## What you are asked to do:
Find each line holding "that" and copy it out.

[Records excerpted from a collection]
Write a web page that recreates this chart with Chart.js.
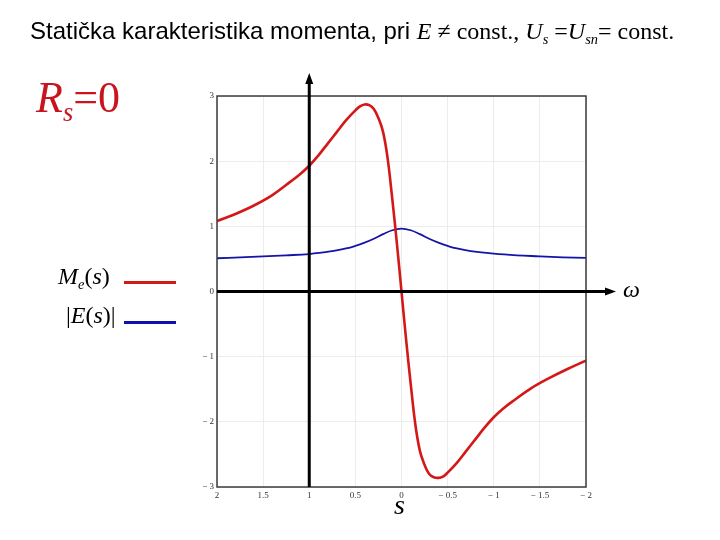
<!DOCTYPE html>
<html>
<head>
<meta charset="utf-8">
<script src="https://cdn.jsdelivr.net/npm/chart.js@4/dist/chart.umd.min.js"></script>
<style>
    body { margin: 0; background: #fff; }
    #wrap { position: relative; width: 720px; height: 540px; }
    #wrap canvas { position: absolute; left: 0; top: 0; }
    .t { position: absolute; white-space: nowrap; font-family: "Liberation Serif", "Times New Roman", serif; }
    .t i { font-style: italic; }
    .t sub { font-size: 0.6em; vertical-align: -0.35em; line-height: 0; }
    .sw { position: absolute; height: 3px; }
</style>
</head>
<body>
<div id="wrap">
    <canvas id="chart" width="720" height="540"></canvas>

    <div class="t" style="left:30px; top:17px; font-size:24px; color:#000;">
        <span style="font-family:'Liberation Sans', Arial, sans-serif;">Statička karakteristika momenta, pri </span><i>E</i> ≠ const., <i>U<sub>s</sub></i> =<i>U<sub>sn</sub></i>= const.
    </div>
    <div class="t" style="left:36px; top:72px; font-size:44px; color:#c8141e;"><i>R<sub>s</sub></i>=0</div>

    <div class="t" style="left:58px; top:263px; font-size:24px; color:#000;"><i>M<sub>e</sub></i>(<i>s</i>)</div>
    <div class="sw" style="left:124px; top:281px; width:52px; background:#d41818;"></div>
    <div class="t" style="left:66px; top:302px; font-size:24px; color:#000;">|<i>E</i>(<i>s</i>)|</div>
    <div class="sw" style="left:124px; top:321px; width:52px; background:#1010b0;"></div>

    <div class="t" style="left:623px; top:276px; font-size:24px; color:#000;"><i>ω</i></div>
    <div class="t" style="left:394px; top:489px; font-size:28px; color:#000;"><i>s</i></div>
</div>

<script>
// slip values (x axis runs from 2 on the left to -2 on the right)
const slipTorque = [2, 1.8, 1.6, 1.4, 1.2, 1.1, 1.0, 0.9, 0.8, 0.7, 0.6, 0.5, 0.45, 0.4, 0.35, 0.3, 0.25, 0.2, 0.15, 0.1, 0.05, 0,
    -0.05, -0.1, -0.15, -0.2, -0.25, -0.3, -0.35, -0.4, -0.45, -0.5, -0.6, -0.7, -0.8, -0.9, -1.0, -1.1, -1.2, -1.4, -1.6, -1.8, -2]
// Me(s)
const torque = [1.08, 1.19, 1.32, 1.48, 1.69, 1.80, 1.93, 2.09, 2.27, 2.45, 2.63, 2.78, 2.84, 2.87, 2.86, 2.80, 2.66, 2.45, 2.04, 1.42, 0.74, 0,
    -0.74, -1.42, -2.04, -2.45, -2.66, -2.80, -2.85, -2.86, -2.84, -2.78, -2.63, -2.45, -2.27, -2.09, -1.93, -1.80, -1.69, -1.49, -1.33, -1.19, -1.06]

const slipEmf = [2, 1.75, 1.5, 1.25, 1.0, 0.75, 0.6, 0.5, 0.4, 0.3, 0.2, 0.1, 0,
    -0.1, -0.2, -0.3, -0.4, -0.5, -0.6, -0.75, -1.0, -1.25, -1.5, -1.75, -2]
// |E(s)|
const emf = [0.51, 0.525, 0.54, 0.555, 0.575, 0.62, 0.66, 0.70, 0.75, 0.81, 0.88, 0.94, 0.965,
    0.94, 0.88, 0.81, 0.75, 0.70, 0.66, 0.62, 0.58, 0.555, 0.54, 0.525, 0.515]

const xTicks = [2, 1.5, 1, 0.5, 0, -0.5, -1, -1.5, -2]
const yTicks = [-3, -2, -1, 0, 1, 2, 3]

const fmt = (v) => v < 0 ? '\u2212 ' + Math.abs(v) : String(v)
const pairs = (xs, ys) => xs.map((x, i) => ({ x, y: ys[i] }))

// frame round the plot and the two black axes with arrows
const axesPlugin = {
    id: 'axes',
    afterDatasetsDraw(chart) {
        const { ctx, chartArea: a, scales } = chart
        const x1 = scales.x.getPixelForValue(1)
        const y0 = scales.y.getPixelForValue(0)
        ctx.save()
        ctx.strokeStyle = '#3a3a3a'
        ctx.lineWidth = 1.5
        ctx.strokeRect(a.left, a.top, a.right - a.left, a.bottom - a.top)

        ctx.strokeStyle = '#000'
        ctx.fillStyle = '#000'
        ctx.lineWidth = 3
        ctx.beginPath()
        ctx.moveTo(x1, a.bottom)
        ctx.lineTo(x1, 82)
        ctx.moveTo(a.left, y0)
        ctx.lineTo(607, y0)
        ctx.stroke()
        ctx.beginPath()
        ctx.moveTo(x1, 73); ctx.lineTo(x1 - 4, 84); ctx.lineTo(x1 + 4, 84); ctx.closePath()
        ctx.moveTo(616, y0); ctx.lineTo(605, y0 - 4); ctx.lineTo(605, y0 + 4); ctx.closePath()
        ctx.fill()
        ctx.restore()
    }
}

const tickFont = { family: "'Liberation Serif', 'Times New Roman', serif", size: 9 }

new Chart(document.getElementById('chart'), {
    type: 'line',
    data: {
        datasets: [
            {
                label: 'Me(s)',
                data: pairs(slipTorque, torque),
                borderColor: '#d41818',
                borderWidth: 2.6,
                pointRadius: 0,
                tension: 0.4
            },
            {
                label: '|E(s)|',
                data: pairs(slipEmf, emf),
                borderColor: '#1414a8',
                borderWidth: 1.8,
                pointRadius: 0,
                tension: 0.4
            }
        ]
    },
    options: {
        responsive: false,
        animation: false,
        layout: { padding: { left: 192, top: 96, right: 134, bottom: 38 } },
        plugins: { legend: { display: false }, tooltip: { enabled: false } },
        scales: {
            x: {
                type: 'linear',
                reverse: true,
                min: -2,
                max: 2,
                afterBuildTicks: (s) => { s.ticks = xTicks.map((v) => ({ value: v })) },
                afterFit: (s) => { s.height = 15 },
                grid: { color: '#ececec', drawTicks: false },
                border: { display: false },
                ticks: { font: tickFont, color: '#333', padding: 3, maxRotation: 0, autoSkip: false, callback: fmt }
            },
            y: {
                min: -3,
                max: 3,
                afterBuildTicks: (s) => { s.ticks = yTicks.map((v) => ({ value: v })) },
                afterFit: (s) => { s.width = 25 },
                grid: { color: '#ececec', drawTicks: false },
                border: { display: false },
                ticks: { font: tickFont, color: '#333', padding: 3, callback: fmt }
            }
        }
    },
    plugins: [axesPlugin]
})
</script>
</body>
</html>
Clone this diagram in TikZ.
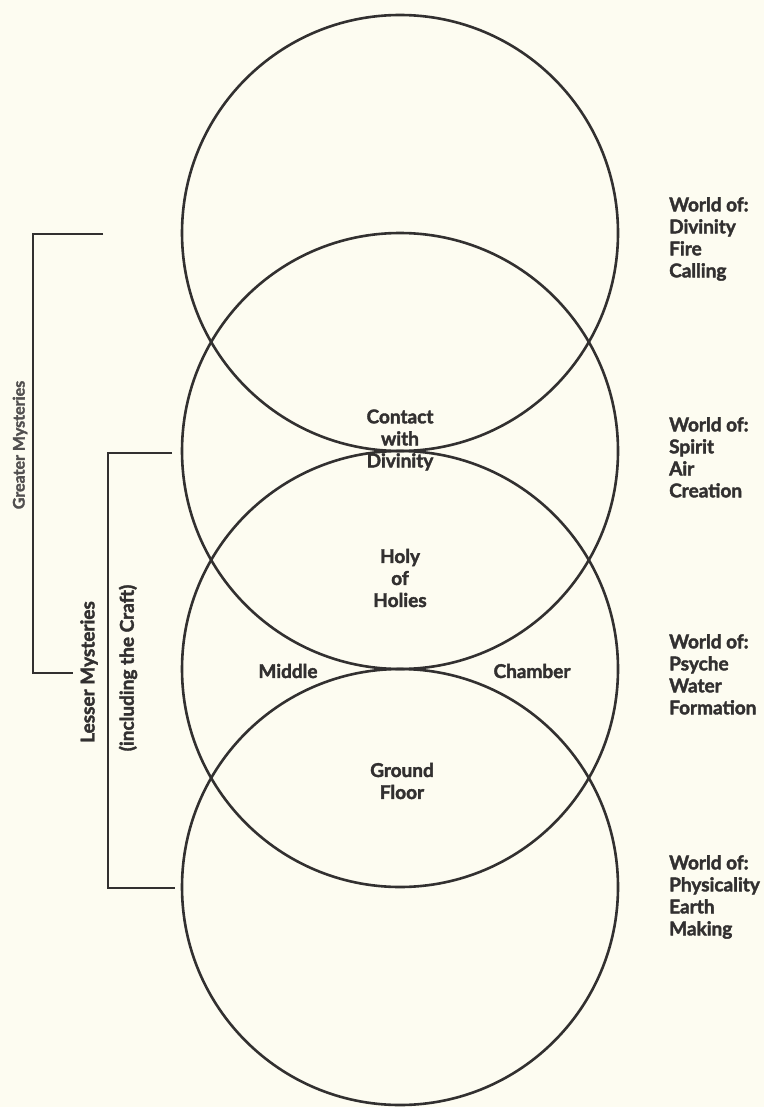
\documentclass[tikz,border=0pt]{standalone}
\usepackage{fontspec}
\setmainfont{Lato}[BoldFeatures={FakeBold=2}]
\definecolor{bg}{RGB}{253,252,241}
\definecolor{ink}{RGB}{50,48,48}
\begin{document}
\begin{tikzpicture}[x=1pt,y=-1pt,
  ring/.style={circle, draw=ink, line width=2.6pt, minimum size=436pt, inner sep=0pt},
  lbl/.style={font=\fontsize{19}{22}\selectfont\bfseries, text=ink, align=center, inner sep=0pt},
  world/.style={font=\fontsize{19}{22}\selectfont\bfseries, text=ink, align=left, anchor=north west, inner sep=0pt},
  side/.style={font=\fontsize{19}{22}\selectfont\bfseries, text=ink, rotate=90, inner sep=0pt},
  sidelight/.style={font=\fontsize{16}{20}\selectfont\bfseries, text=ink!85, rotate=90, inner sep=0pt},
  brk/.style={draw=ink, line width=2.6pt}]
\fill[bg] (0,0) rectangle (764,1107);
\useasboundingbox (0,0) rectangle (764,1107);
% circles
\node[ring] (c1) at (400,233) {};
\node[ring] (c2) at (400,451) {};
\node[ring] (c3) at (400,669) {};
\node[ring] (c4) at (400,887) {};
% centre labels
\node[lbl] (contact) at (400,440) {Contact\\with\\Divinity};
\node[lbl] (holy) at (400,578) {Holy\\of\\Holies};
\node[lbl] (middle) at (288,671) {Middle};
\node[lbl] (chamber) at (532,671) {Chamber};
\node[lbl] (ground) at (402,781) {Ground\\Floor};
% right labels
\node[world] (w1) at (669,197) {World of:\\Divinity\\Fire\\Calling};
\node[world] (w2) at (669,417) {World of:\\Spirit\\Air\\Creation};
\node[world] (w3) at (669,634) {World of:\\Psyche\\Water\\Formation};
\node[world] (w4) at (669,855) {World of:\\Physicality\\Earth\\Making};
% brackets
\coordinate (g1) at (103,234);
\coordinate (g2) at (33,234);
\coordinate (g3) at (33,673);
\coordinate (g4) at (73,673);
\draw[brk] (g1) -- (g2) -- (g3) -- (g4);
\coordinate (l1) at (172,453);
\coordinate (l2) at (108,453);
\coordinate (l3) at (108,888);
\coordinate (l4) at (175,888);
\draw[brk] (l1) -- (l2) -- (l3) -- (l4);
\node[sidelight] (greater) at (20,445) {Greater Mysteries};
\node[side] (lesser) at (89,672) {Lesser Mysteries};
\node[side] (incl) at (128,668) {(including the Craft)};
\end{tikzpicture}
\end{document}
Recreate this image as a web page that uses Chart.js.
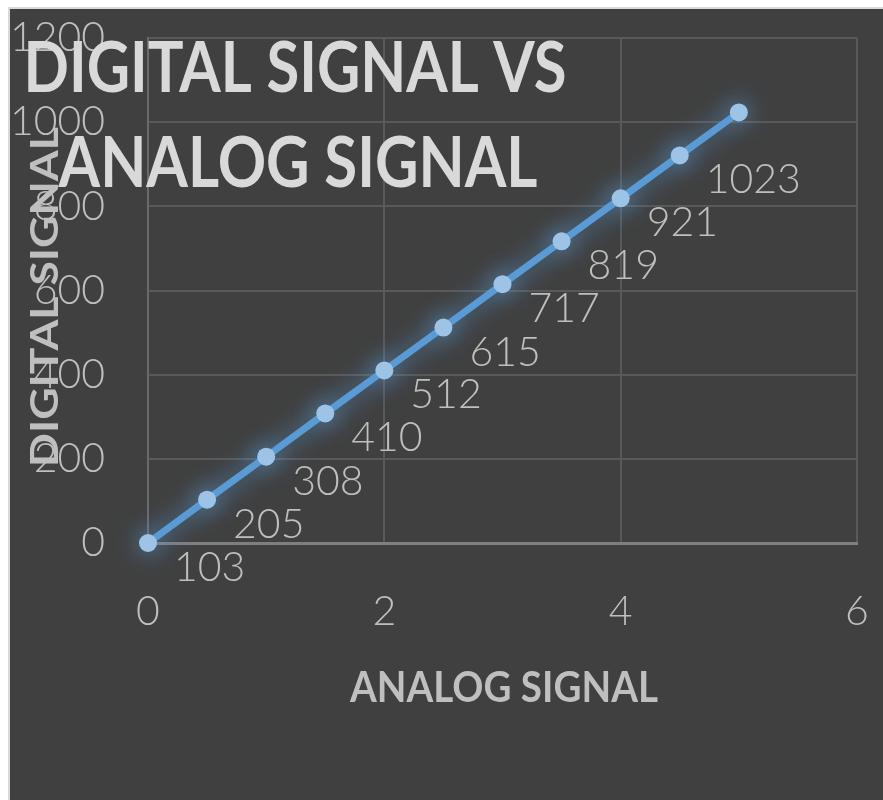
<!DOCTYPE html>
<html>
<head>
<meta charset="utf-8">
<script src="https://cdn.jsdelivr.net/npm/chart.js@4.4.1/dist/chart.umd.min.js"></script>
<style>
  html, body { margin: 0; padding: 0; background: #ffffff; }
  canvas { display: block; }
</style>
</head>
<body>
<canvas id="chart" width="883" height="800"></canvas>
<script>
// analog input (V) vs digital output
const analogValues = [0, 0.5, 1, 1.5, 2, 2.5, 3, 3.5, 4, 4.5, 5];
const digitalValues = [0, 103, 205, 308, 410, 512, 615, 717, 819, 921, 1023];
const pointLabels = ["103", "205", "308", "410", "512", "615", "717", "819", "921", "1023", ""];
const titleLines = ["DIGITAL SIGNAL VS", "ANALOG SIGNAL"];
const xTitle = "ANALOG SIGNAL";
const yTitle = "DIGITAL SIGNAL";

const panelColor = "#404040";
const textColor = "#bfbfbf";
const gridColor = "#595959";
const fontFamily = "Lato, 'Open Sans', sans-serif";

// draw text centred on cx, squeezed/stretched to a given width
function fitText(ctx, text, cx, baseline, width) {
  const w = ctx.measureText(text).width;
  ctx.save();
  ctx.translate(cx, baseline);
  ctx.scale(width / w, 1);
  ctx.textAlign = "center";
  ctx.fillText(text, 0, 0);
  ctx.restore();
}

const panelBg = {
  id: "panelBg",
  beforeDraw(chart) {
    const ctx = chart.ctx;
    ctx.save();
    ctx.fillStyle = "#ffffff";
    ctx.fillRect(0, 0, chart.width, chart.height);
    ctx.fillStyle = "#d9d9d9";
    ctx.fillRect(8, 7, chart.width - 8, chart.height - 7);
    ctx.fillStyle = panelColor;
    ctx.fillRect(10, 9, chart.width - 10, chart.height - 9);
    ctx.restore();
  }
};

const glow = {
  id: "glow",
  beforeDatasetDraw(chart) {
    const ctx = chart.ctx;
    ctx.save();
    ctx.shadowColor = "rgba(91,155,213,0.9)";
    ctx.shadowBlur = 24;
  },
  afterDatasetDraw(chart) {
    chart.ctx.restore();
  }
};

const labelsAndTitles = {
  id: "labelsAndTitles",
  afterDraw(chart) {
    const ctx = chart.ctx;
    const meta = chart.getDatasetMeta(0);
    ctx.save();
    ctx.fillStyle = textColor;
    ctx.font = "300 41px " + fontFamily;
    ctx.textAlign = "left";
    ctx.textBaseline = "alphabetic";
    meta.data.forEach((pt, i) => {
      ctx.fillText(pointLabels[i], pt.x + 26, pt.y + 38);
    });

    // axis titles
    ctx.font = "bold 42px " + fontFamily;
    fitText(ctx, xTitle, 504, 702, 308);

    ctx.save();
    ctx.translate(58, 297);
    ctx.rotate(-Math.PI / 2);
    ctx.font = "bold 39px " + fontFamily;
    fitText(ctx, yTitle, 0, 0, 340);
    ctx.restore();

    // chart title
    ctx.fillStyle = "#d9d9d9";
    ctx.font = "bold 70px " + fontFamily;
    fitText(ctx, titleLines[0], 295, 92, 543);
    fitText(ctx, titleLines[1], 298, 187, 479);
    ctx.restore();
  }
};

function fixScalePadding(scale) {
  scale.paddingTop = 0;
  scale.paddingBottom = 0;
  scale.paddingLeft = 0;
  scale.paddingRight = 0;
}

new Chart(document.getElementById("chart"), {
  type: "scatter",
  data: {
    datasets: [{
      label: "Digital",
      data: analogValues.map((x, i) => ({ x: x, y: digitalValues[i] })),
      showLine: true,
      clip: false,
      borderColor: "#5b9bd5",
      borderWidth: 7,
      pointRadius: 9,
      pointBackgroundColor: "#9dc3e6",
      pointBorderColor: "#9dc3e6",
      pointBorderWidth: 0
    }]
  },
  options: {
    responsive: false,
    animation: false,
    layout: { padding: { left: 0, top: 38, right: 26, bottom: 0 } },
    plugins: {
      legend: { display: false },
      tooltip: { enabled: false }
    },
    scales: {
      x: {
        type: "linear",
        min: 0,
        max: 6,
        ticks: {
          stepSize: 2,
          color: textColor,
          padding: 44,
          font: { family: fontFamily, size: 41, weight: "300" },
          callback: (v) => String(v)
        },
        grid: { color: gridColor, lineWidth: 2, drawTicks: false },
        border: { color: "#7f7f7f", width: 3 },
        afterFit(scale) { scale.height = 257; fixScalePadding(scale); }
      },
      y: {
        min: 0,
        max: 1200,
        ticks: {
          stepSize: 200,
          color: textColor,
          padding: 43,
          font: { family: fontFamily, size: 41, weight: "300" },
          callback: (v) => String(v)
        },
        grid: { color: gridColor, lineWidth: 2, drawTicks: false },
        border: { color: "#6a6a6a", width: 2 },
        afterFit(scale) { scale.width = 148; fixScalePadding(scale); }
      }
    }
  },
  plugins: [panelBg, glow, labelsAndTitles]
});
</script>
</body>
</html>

## Exercise output:
Write a web page that recreates this chart with Chart.js.
Recreate this image as a web page that uses Chart.js.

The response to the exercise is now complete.